From what I’m told, the White House has been eyeing a return to the campaign days of rolling press rallies and more frequent appearances by President Trump. Trump needs more exposure to voters, not less.

Rallies, however, are not enough. President Trump needs to get on a script and stay on a script, for at least a week at a time. And why shouldn’t the president use his pen and write some opinion articles, start higher level conversations beyond the ones he launches on Twitter? And why not deliver some traditional, well-staged speeches, during prime-time hours, on economic issues to spin the axle of his administration in a new direction, away from health care?
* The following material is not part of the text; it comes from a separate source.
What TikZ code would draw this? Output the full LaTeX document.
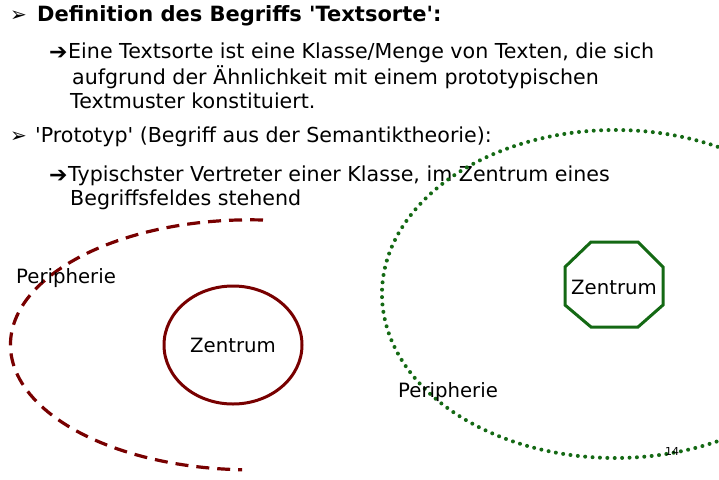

Finally - and this is most risky - why not trot out the President to conduct more of those free-wheeling press conferences on a bi-weekly basis? They would assuredly make news, and only President Trump has the political instincts to pull them off.

So far, the new chief of staff has shown a flair for the bold. Whether he can find a way to revive a listing press operation may determine more than whether the president’s approval ratings ever notch above 50 percent again.

 

 

Eric Bovim is managing director of SIGNAL Group, a public affairs firm based in Washington DC. He was an early supporter of President Donald J. Trump and he formerly served as a correspondent for Reuters in Madrid.